All-Atom MD Simulation of DNA Condensation Using Ab Initio Derived Force Field Parameters of Cobalt(III)-Hexammine.

It is well established that the presence of the trivalent cobalt(III)-hexammine cation (CoHex) at submillimolar concentrations leads to bundling (condensation) of double-stranded DNA molecules, which is caused by DNA-DNA attraction induced by the multivalent counterions. However, the detailed mechanism of this process is still not fully understood. Furthermore, in all-atom molecular dynamics (MD) simulations, spontaneous aggregation of several DNA oligonucleotides in the presence of CoHex has previously not been demonstrated. In order to obtain a rigorous description of CoHex-nucleic acid interactions and CoHex-induced DNA condensation to be used in MD simulations, we have derived optimized force field parameters of the CoHex ion.
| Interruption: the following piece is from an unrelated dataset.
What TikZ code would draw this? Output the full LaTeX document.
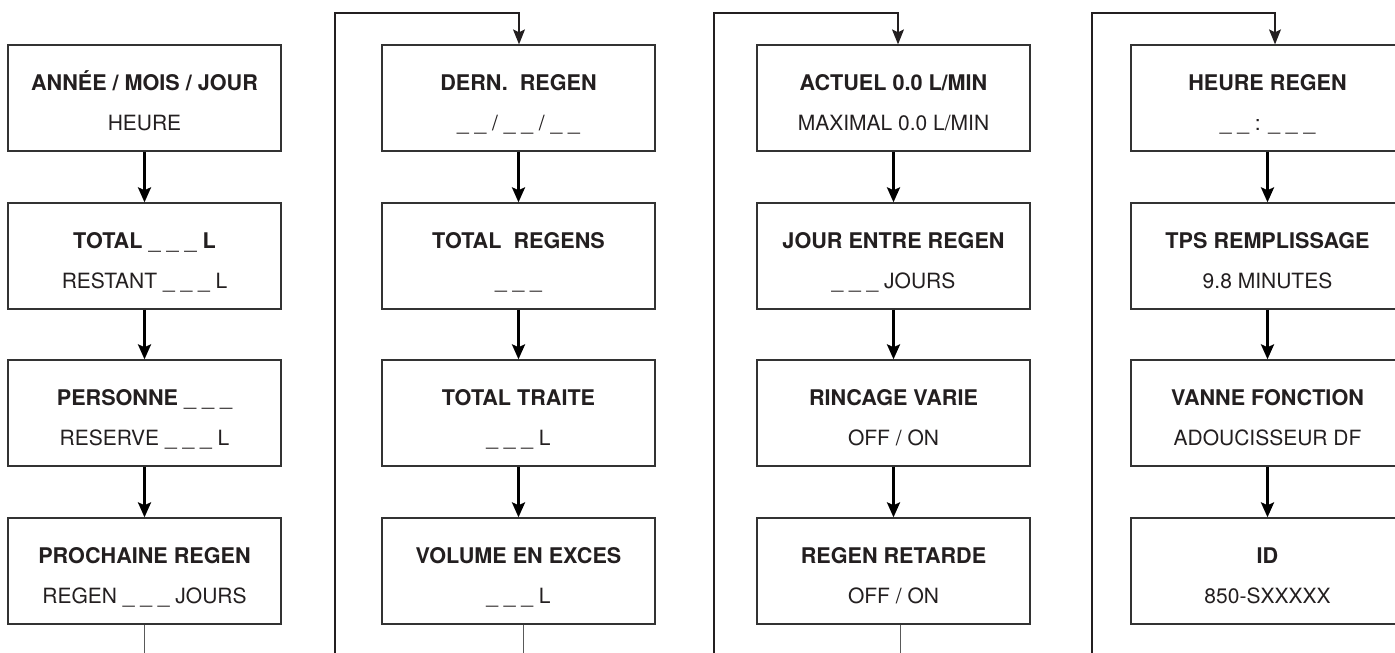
\documentclass[tikz,border=0pt]{standalone}
\usepackage{fontspec}
\setmainfont{TeX Gyre Heros}
\usetikzlibrary{arrows.meta,calc}
\definecolor{ink}{HTML}{231F20}
\definecolor{frame}{HTML}{333333}
\tikzset{
  boxst/.style={draw=frame, line width=1.3pt, minimum width=273pt, minimum height=106pt, inner sep=0pt, fill=white},
  titlest/.style={anchor=base, inner sep=0pt, text=ink, font=\fontsize{21.6}{24}\selectfont\bfseries},
  subst/.style={anchor=base, inner sep=0pt, text=ink, font=\fontsize{21}{24}\selectfont},
  arr/.style={line width=3pt, black, -{Stealth[length=15pt,width=13pt,inset=3pt]}},
  loopst/.style={line width=1.2pt, ink, -{Stealth[length=15pt,width=12pt,inset=3pt]}},
  stubst/.style={line width=1pt, black!65}
}
\newcommand\mybox[5]{%
  \node[boxst] (#1) at (#2,#3+53) {};
  \node[titlest] (#1t) at (#2,#3+45.5) {#4};
  \node[subst] (#1s) at (#2,#3+85.5) {#5};
}
\begin{document}
\begin{tikzpicture}[x=1pt,y=-1pt]
\clip (0,0) rectangle (1395,653);
\fill[white] (0,0) rectangle (1395,653);
% column 1
\mybox{a1}{144.5}{45}{ANNÉE / MOIS / JOUR}{HEURE}
\mybox{a2}{144.5}{203}{TOTAL \mdseries\_ \_ \_ \bfseries L}{RESTANT \_ \_ \_ L}
\mybox{a3}{144.5}{360}{PERSONNE \mdseries\_ \_ \_}{RESERVE \_ \_ \_ L}
\mybox{a4}{144.5}{518}{PROCHAINE REGEN}{REGEN \_ \_ \_ JOURS}
% column 2
\mybox{b1}{518.5}{45}{DERN.\ \ REGEN}{\_ \_ / \_ \_ / \_ \_}
\mybox{b2}{518.5}{203}{TOTAL\ \ REGENS}{\_ \_ \_}
\mybox{b3}{518.5}{360}{TOTAL TRAITE}{\_ \_ \_ L}
\mybox{b4}{518.5}{518}{VOLUME EN EXCES}{\_ \_ \_ L}
% column 3
\mybox{c1}{893.5}{45}{ACTUEL 0.0 L/MIN}{MAXIMAL 0.0 L/MIN}
\mybox{c2}{893.5}{203}{JOUR ENTRE REGEN}{\_ \_ \_ JOURS}
\mybox{c3}{893.5}{360}{RINCAGE VARIE}{OFF / ON}
\mybox{c4}{893.5}{518}{REGEN RETARDE}{OFF / ON}
% column 4
\mybox{d1}{1267.5}{45}{HEURE REGEN}{\_ \_ : \_ \_ \_}
\mybox{d2}{1267.5}{203}{TPS REMPLISSAGE}{9.8 MINUTES}
\mybox{d3}{1267.5}{360}{VANNE FONCTION}{ADOUCISSEUR DF}
\mybox{d4}{1267.5}{518}{ID}{850-SXXXXX}
% arrows
\foreach \c in {a,b,c,d}{
  \draw[arr] (\c1.south) -- (\c2.north);
  \draw[arr] (\c2.south) -- (\c3.north);
  \draw[arr] (\c3.south) -- (\c4.north);
}
% bottom stubs
\coordinate (e1) at (144,653);
\coordinate (e2) at (523,653);
\coordinate (e3) at (900,653);
\draw[stubst] (e1 |- a4.south) -- (e1);
\draw[stubst] (e2 |- b4.south) -- (e2);
\draw[stubst] (e3 |- c4.south) -- (e3);
% loops into top boxes
\coordinate (l2) at (335,653);
\coordinate (l3) at (714,653);
\coordinate (l4) at (1092,653);
\coordinate (t2) at (519,13);
\coordinate (t3) at (898,13);
\coordinate (t4) at (1275,13);
\draw[loopst] (l2) |- (t2) -- (t2 |- b1.north);
\draw[loopst] (l3) |- (t3) -- (t3 |- c1.north);
\draw[loopst] (l4) |- (t4) -- (t4 |- d1.north);
\end{tikzpicture}
\end{document}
They were obtained from Car-Parrinello molecular dynamics simulation of a single CoHex ion in the presence of 125 water molecules. The new set of force field parameters reproduces the experimentally known transition of DNA from B- to A-form, and qualitatively describes changes of DNA and RNA persistence lengths. We then carried out a 2 μs long atomistic simulation of four DNA oligomers each consisting of 36 base pairs in the presence of CoHex. We demonstrate that, in this system, DNA molecules display attractive interactions and aggregate into bundle-like structures. This behavior depends critically on the details of the CoHex interaction with DNA. A control simulation with a similar setup but in the presence of Mg does not induce DNA-DNA attraction, which is also in agreement with experiment.